Extra powers for judges to probe 'presumed dead' cases
Judges in Northern Ireland may be given extra powers to probe mystery disappearances to guard against a repeat of the John Darwin missing canoeist fraud.
The Stormont government is considering introducing laws that would enable the High Court to order disclosure of information from third party witnesses before granting any family a certificate of presumed death for a vanished loved one.
Darwin, 58, and his wife Anne, 56, were jailed for more than six years earlier this year after tricking their sons, friends, police and insurance companies into believing he had drowned while canoeing off the coast of Hartlepool in 2002.
He reappeared at a London police station last December claiming he had lost his memory, however it later emerged that he and his wife had attempted to set up a new life in Panama on the back of his life insurance pay out.

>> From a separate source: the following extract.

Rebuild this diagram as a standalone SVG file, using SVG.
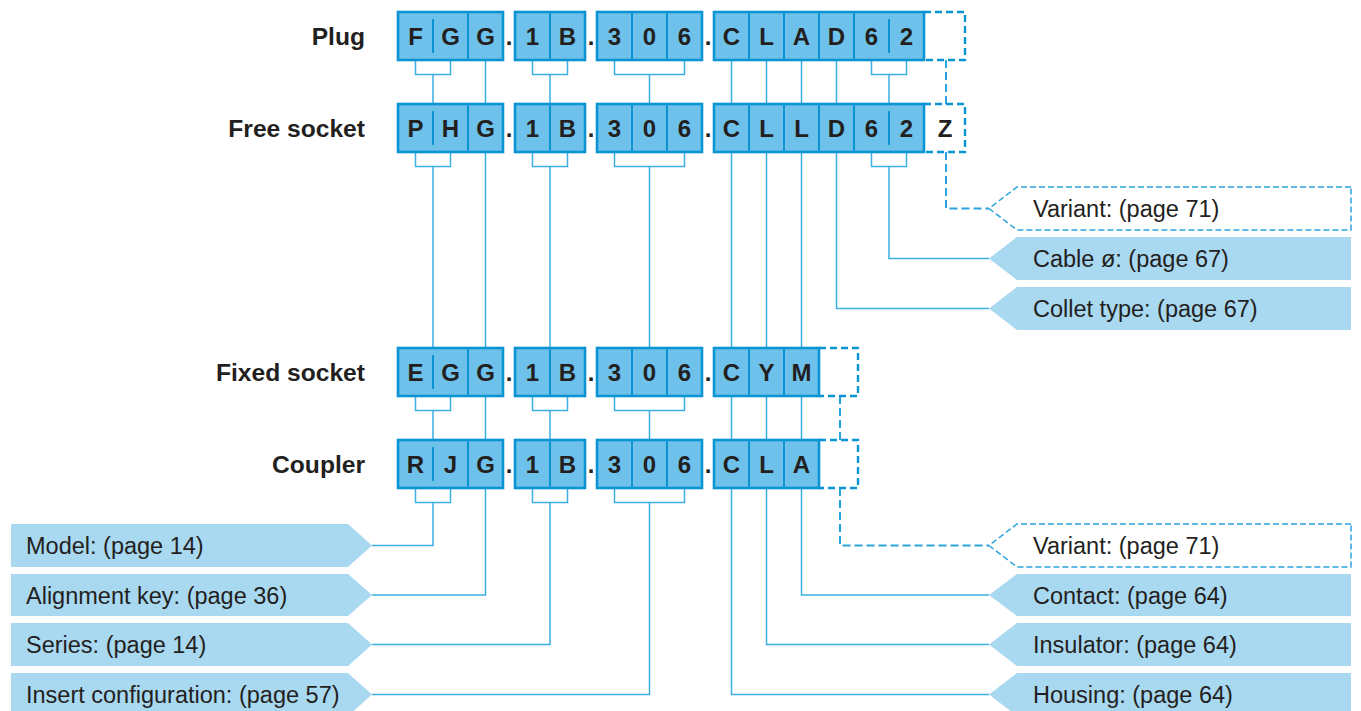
<svg xmlns="http://www.w3.org/2000/svg" width="1361" height="711" viewBox="0 0 1361 711">
<style>
.bx{fill:#6dc1ea;stroke:#0a94d4;stroke-width:2.6}
.dv{stroke:#0a94d4;stroke-width:2}
.dsh{fill:none;stroke:#0a94d4;stroke-width:2.4;stroke-dasharray:7 4}
.ch{font-family:"Liberation Sans",Arial,sans-serif;font-weight:bold;font-size:24px;fill:#231f20;text-anchor:middle}
.rl{font-family:"Liberation Sans",Arial,sans-serif;font-weight:bold;font-size:24.6px;fill:#231f20;text-anchor:end}
.lt{font-family:"Liberation Sans",Arial,sans-serif;font-size:23.5px;fill:#231f20}
.lb{fill:#a9d8f1}
.lbd{fill:#ffffff;stroke:#2aa3dc;stroke-width:1.5;stroke-dasharray:6 3}
.cn{fill:none;stroke:#3cb0e4;stroke-width:1.5}
.cnd{fill:none;stroke:#2aa3dc;stroke-width:2;stroke-dasharray:8 4}
</style>
<g id="connectors">
<path class="cn" d="M415.5,60V74.5H450.5V60M532.5,60V74.5H567.5V60M614.5,60V74.5H684.5V60M871.5,60V74.5H906.5V60"/>
<path class="cn" d="M415.5,152V166.5H450.5V152M532.5,152V166.5H567.5V152M614.5,152V166.5H684.5V152M871.5,152V166.5H906.5V152"/>
<path class="cn" d="M415.5,396V410.5H450.5V396M532.5,396V410.5H567.5V396M614.5,396V410.5H684.5V396"/>
<path class="cn" d="M415.5,488V502.5H450.5V488M532.5,488V502.5H567.5V488M614.5,488V502.5H684.5V488"/>
<path class="cn" d="M433,74.5V104M485.5,60V104M550,74.5V104M649.5,74.5V104M731.5,60V104M766.5,60V104M801.5,60V104M836.5,60V104M889,74.5V104"/>
<path class="cn" d="M433,166.5V348M485.5,152V348M550,166.5V348M649.5,166.5V348M731.5,152V348M766.5,152V348M801.5,152V348"/>
<path class="cn" d="M836.5,152V308.5H989M889,166.5V258.5H989"/>
<path class="cn" d="M433,410.5V440M485.5,396V440M550,410.5V440M649.5,410.5V440M731.5,396V440M766.5,396V440M801.5,396V440"/>
<path class="cn" d="M433,502.5V545.5H372M485.5,488V595H372M550,502.5V644.5H372M649.5,502.5V694.5H372"/>
<path class="cn" d="M801.5,488V595H989M766.5,488V644.5H989M731.5,488V694.5H989"/>
<path class="cnd" d="M946,60V104M946,152V208.5H989M840,396V440M840,488V545.5H989"/>
</g>
<g id="row-plug">
<text class="rl" x="365" y="45">Plug</text>
<rect class="bx" x="398" y="12" width="105" height="48"/>
<path class="dv" d="M433,19V53M468,12V60"/>
<rect class="bx" x="515" y="12" width="70" height="48"/>
<path class="dv" d="M550,12V60"/>
<rect class="bx" x="597" y="12" width="105" height="48"/>
<path class="dv" d="M632,12V60M667,12V60"/>
<rect class="bx" x="714" y="12" width="210" height="48"/>
<path class="dv" d="M749,12V60M784,12V60M819,12V60M854,12V60M889,19V53"/>
<path class="dsh" d="M924,12H965V60H924"/>
<text class="ch" y="45"><tspan x="415.5">F</tspan><tspan x="450.5">G</tspan><tspan x="485.5">G</tspan><tspan x="509">.</tspan><tspan x="532.5">1</tspan><tspan x="567.5">B</tspan><tspan x="591">.</tspan><tspan x="614.5">3</tspan><tspan x="649.5">0</tspan><tspan x="684.5">6</tspan><tspan x="708">.</tspan><tspan x="731.5">C</tspan><tspan x="766.5">L</tspan><tspan x="801.5">A</tspan><tspan x="836.5">D</tspan><tspan x="871.5">6</tspan><tspan x="906.5">2</tspan></text>
</g>
<g id="row-free-socket">
<text class="rl" x="365" y="137">Free socket</text>
<rect class="bx" x="398" y="104" width="105" height="48"/>
<path class="dv" d="M433,111V145M468,104V152"/>
<rect class="bx" x="515" y="104" width="70" height="48"/>
<path class="dv" d="M550,104V152"/>
<rect class="bx" x="597" y="104" width="105" height="48"/>
<path class="dv" d="M632,104V152M667,104V152"/>
<rect class="bx" x="714" y="104" width="210" height="48"/>
<path class="dv" d="M749,104V152M784,104V152M819,104V152M854,104V152M889,111V145"/>
<path class="dsh" d="M924,104H965V152H924"/>
<text class="ch" y="137"><tspan x="415.5">P</tspan><tspan x="450.5">H</tspan><tspan x="485.5">G</tspan><tspan x="509">.</tspan><tspan x="532.5">1</tspan><tspan x="567.5">B</tspan><tspan x="591">.</tspan><tspan x="614.5">3</tspan><tspan x="649.5">0</tspan><tspan x="684.5">6</tspan><tspan x="708">.</tspan><tspan x="731.5">C</tspan><tspan x="766.5">L</tspan><tspan x="801.5">L</tspan><tspan x="836.5">D</tspan><tspan x="871.5">6</tspan><tspan x="906.5">2</tspan><tspan x="945">Z</tspan></text>
</g>
<g id="row-fixed-socket">
<text class="rl" x="365" y="381">Fixed socket</text>
<rect class="bx" x="398" y="348" width="105" height="48"/>
<path class="dv" d="M433,355V389M468,348V396"/>
<rect class="bx" x="515" y="348" width="70" height="48"/>
<path class="dv" d="M550,348V396"/>
<rect class="bx" x="597" y="348" width="105" height="48"/>
<path class="dv" d="M632,348V396M667,348V396"/>
<rect class="bx" x="714" y="348" width="105" height="48"/>
<path class="dv" d="M749,348V396M784,348V396"/>
<path class="dsh" d="M819,348H858V396H819"/>
<text class="ch" y="381"><tspan x="415.5">E</tspan><tspan x="450.5">G</tspan><tspan x="485.5">G</tspan><tspan x="509">.</tspan><tspan x="532.5">1</tspan><tspan x="567.5">B</tspan><tspan x="591">.</tspan><tspan x="614.5">3</tspan><tspan x="649.5">0</tspan><tspan x="684.5">6</tspan><tspan x="708">.</tspan><tspan x="731.5">C</tspan><tspan x="766.5">Y</tspan><tspan x="801.5">M</tspan></text>
</g>
<g id="row-coupler">
<text class="rl" x="365" y="473">Coupler</text>
<rect class="bx" x="398" y="440" width="105" height="48"/>
<path class="dv" d="M433,447V481M468,440V488"/>
<rect class="bx" x="515" y="440" width="70" height="48"/>
<path class="dv" d="M550,440V488"/>
<rect class="bx" x="597" y="440" width="105" height="48"/>
<path class="dv" d="M632,440V488M667,440V488"/>
<rect class="bx" x="714" y="440" width="105" height="48"/>
<path class="dv" d="M749,440V488M784,440V488"/>
<path class="dsh" d="M819,440H858V488H819"/>
<text class="ch" y="473"><tspan x="415.5">R</tspan><tspan x="450.5">J</tspan><tspan x="485.5">G</tspan><tspan x="509">.</tspan><tspan x="532.5">1</tspan><tspan x="567.5">B</tspan><tspan x="591">.</tspan><tspan x="614.5">3</tspan><tspan x="649.5">0</tspan><tspan x="684.5">6</tspan><tspan x="708">.</tspan><tspan x="731.5">C</tspan><tspan x="766.5">L</tspan><tspan x="801.5">A</tspan></text>
</g>
<g id="label-model"><polygon class="lb" points="11,524 348,524 372,545.5 348,567 11,567"/><text class="lt" x="26" y="554">Model: (page 14)</text></g>
<g id="label-alignment-key"><polygon class="lb" points="11,574 348,574 372,595 348,616 11,616"/><text class="lt" x="26" y="603.5">Alignment key: (page 36)</text></g>
<g id="label-series"><polygon class="lb" points="11,623 348,623 372,644.5 348,666 11,666"/><text class="lt" x="26" y="653">Series: (page 14)</text></g>
<g id="label-insert-configuration"><polygon class="lb" points="11,673 348,673 372,694.5 348,716 11,716"/><text class="lt" x="26" y="703">Insert configuration: (page 57)</text></g>
<g id="label-variant-top"><polygon class="lbd" points="1351,187 1017,187 989,208.5 1017,230 1351,230"/><text class="lt" x="1033" y="217">Variant: (page 71)</text></g>
<g id="label-cable"><polygon class="lb" points="1351,237 1017,237 989,258.5 1017,280 1351,280"/><text class="lt" x="1033" y="267">Cable ø: (page 67)</text></g>
<g id="label-collet"><polygon class="lb" points="1351,287 1017,287 989,308.5 1017,330 1351,330"/><text class="lt" x="1033" y="317">Collet type: (page 67)</text></g>
<g id="label-variant-bottom"><polygon class="lbd" points="1351,524 1017,524 989,545.5 1017,567 1351,567"/><text class="lt" x="1033" y="554">Variant: (page 71)</text></g>
<g id="label-contact"><polygon class="lb" points="1351,574 1017,574 989,595 1017,616 1351,616"/><text class="lt" x="1033" y="603.5">Contact: (page 64)</text></g>
<g id="label-insulator"><polygon class="lb" points="1351,623 1017,623 989,644.5 1017,666 1351,666"/><text class="lt" x="1033" y="653">Insulator: (page 64)</text></g>
<g id="label-housing"><polygon class="lb" points="1351,673 1017,673 989,694.5 1017,716 1351,716"/><text class="lt" x="1033" y="703">Housing: (page 64)</text></g>
</svg>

A bill to enable the issuing of presumed death certificates in Northern Ireland is currently going through its legislative stages in the Stormont Assembly.
There has been no such provision in the past, resulting in a variety of problems for families of missing people, particularly in regard to dealing with the person's estate.
Finance minister Nigel Dodds told Assembly members that he was considering the third party proof measures - to try and prevent attempted deception.
"Given the recent media coverage of the Darwin case - the once missing canoeist - members will be understandably concerned about the possibility of fraud," he said
"I will not make the claim that it would never be possible for a person to fraudulently obtain a declaration of presumed death in respect of a person and thereby gain some financial benefit, either for the applicant and the applicant together with the missing person."